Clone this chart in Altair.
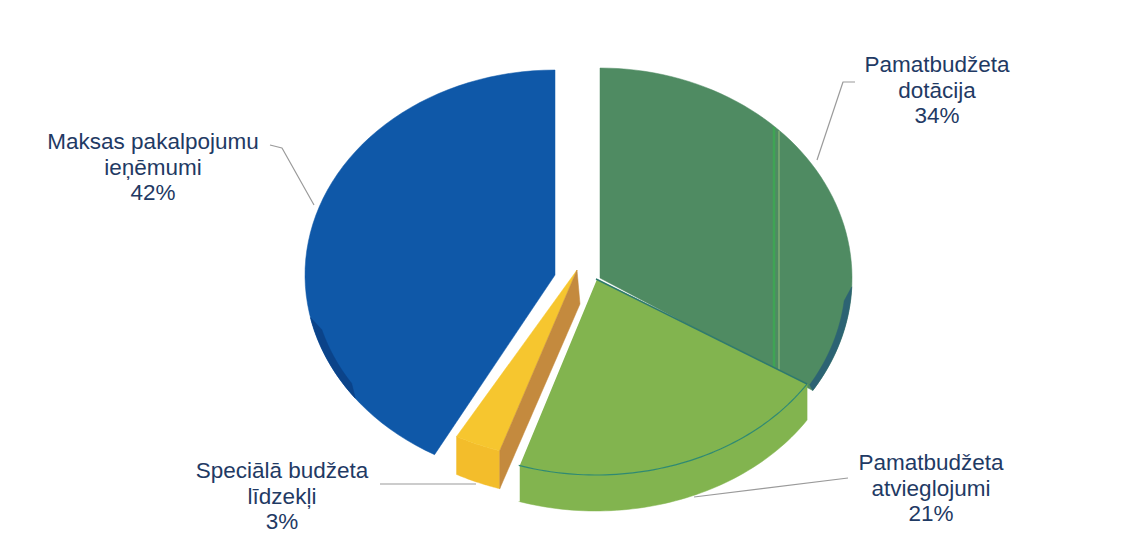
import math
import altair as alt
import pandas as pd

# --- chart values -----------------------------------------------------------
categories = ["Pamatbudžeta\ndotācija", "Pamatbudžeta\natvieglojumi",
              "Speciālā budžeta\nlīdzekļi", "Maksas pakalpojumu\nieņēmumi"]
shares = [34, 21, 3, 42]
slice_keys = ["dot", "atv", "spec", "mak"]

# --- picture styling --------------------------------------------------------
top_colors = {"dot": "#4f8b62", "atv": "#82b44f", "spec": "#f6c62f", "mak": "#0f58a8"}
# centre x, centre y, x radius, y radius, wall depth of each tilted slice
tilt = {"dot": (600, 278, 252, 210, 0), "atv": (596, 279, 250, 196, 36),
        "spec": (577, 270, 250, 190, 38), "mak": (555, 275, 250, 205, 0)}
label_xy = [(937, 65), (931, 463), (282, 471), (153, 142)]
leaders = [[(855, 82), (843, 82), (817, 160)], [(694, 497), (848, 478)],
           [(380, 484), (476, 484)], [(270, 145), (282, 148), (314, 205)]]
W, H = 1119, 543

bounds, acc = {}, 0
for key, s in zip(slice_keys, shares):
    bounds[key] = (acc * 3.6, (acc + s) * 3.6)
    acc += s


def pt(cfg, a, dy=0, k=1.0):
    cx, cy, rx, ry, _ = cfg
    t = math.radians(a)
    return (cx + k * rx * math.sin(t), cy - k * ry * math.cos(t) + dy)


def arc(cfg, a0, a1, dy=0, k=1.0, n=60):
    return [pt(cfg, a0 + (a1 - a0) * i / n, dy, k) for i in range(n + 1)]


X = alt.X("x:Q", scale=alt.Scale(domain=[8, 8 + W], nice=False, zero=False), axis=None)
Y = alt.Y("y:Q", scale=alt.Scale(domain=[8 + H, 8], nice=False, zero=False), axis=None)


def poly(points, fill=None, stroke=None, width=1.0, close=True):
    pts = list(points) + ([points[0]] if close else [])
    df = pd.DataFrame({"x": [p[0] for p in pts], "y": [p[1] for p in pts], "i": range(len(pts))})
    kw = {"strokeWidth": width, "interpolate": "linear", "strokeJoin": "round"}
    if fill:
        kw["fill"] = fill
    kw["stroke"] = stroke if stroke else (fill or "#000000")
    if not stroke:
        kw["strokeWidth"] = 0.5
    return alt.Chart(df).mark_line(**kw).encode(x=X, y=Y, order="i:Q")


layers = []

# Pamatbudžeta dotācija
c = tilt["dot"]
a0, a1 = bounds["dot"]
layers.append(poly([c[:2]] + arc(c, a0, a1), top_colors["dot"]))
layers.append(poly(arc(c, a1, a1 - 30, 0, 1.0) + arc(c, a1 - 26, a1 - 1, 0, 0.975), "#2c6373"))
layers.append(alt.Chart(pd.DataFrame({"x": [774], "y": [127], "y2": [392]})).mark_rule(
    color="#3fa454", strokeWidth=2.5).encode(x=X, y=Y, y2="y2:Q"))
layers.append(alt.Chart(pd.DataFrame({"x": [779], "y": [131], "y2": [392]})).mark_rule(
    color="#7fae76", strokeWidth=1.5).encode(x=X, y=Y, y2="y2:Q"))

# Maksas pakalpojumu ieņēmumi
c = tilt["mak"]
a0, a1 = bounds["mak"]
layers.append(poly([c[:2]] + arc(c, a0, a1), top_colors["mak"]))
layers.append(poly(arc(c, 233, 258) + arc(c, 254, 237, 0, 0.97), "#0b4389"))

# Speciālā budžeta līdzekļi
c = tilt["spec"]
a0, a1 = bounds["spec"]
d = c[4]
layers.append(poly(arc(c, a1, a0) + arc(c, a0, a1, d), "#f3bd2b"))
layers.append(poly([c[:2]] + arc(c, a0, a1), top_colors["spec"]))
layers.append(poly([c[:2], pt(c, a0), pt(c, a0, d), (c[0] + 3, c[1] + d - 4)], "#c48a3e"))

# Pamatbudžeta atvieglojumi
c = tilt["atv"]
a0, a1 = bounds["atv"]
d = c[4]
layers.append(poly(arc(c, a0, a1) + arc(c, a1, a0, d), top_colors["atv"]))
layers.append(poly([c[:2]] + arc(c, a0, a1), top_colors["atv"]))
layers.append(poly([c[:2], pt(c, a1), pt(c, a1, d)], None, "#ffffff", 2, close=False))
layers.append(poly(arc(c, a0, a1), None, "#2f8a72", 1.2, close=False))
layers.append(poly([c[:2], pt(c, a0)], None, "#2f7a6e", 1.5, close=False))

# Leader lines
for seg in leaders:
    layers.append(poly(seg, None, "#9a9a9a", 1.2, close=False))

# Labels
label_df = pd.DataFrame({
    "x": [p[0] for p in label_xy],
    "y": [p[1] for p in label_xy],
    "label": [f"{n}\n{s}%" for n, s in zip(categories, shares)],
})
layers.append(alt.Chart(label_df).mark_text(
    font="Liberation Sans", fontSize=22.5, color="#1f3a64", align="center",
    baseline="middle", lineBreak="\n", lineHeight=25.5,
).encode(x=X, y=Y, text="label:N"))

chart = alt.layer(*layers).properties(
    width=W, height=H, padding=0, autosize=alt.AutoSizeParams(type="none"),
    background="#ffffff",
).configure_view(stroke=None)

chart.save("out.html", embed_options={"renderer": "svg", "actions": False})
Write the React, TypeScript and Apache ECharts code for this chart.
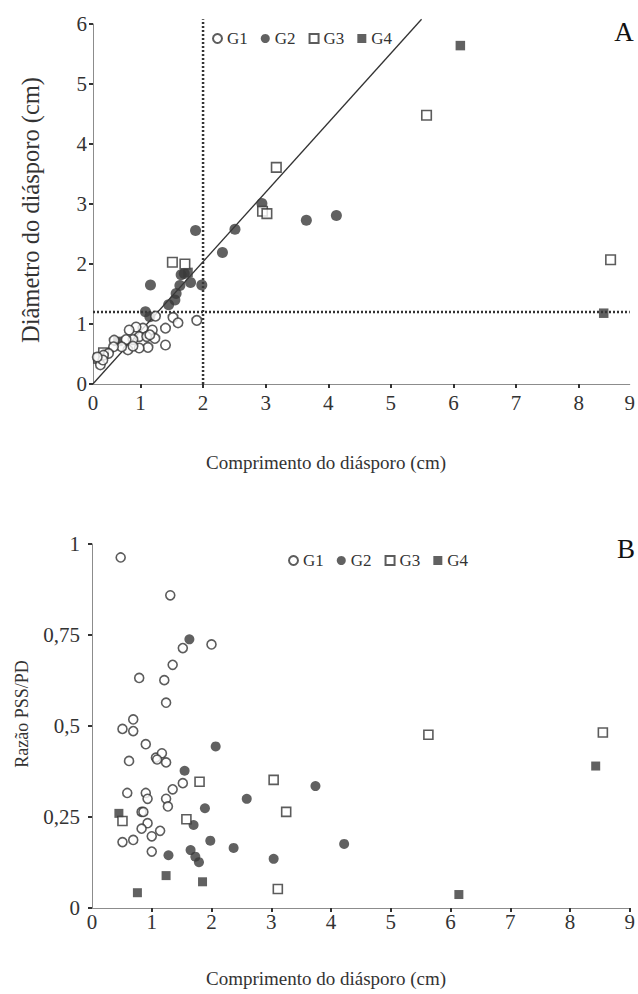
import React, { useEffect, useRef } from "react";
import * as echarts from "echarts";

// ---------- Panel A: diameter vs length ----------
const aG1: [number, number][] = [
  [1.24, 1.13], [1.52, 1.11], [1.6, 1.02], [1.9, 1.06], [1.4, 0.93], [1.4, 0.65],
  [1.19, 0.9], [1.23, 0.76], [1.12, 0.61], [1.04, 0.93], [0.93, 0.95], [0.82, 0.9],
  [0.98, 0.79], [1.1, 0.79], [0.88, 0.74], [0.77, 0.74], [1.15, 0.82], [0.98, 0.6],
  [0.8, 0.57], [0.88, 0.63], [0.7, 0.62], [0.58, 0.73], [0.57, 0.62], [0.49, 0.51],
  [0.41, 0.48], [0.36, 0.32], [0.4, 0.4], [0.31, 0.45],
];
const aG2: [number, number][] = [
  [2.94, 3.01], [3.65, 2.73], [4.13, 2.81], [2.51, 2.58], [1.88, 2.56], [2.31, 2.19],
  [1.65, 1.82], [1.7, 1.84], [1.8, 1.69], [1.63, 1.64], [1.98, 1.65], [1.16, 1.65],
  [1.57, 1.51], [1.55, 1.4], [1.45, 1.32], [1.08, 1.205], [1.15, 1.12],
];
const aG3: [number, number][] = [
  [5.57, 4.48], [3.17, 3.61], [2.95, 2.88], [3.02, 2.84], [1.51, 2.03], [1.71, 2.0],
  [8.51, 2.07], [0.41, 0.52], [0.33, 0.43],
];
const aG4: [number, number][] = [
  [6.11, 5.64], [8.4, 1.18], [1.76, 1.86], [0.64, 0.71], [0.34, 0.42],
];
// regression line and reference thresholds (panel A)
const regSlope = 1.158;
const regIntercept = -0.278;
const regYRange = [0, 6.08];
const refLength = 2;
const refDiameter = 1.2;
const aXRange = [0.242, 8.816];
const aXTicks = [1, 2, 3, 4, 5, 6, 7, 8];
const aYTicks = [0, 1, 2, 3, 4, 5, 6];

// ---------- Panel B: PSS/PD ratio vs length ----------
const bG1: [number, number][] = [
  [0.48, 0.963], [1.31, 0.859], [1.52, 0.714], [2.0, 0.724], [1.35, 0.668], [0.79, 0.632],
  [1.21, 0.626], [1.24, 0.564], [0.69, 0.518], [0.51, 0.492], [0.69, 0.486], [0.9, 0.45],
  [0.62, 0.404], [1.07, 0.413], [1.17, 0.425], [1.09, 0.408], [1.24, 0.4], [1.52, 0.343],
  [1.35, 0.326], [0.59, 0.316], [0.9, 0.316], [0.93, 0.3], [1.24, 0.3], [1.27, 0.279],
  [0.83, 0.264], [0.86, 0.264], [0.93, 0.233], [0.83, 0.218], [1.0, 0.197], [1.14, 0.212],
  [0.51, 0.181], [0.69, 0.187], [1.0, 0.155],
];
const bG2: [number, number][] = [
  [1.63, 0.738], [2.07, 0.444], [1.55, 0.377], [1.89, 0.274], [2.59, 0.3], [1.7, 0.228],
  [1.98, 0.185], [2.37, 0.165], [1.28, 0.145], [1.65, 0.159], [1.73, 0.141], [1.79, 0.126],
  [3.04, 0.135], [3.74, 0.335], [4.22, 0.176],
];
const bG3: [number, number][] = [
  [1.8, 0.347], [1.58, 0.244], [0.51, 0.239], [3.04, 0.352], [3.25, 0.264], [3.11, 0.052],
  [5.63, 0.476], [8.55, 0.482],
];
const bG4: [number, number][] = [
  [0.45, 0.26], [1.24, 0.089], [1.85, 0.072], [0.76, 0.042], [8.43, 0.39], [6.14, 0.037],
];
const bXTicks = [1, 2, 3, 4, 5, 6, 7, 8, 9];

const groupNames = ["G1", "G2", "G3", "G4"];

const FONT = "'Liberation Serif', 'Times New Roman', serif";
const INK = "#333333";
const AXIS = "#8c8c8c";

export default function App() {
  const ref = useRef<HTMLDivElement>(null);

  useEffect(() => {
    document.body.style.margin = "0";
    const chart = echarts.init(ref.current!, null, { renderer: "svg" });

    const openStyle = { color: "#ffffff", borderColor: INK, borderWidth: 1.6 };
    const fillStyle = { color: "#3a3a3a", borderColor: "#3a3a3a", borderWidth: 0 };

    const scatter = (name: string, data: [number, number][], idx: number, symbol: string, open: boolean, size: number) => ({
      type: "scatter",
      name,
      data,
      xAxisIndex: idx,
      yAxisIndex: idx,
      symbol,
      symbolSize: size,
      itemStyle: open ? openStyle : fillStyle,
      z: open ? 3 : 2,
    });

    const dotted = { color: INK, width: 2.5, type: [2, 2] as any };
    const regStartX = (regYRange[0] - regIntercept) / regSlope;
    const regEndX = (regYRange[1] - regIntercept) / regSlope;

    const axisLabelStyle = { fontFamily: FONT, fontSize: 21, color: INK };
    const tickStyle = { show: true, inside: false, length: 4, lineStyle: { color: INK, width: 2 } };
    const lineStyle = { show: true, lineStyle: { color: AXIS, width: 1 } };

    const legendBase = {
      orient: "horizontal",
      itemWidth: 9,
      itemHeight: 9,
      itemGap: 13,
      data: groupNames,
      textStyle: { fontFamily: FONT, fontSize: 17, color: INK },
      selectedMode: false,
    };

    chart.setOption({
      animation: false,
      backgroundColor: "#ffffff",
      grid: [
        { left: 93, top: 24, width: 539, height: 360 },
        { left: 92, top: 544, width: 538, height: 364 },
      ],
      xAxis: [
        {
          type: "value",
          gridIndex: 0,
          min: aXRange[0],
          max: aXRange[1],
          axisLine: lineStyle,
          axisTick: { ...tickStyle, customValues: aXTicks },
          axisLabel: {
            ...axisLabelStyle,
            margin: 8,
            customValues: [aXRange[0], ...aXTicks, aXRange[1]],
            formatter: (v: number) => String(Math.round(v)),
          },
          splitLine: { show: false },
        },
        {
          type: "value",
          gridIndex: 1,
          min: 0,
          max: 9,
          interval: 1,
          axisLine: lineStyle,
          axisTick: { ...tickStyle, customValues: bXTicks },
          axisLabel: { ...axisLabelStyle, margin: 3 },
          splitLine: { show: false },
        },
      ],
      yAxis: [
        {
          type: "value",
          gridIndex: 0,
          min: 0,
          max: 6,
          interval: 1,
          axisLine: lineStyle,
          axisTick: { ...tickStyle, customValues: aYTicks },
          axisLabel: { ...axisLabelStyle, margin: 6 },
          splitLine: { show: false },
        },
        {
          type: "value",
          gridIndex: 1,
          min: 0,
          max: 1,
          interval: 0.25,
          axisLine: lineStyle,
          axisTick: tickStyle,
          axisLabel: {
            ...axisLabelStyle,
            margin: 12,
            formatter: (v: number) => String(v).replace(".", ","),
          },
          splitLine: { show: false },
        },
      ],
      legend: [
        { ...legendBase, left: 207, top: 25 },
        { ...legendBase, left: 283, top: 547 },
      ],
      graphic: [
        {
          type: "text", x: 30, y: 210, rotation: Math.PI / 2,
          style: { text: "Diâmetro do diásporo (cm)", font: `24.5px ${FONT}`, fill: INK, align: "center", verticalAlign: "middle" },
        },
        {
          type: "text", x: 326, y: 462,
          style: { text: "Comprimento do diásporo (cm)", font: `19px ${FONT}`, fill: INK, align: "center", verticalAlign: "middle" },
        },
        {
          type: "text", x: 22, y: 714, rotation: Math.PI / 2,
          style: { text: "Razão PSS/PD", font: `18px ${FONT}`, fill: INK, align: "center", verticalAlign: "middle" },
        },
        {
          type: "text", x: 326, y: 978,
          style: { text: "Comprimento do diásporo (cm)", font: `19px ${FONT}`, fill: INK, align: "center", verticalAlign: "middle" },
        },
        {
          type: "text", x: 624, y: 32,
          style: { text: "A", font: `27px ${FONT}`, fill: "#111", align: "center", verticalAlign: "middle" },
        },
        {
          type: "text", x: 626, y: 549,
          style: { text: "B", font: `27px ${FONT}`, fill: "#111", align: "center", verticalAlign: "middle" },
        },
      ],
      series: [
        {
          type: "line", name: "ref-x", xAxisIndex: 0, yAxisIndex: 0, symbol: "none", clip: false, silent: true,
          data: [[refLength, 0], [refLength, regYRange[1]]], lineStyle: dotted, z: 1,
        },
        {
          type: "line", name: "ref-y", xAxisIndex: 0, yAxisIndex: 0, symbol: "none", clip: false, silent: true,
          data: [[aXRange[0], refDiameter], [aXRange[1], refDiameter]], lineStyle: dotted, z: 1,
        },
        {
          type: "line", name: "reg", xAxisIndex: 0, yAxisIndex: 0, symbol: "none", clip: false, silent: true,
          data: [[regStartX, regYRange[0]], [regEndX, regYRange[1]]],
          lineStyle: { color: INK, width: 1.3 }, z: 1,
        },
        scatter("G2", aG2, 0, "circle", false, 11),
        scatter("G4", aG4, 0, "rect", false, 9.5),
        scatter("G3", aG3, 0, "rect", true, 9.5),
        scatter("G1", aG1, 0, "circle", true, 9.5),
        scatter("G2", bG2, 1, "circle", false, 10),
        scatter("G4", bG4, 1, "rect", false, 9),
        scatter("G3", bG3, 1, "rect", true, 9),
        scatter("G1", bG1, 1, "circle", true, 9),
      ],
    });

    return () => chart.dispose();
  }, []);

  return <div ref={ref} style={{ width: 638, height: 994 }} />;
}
• • • •
Repeat exactly, and only, the lines between the line holding "Write the React, TypeScript" and the line holding "import * as", inclusive, leaving pictures out.

→ EXERCISE ANSWER:
Write the React, TypeScript and Apache ECharts code for this chart.
import React, { useEffect, useRef } from "react";
import * as echarts from "echarts";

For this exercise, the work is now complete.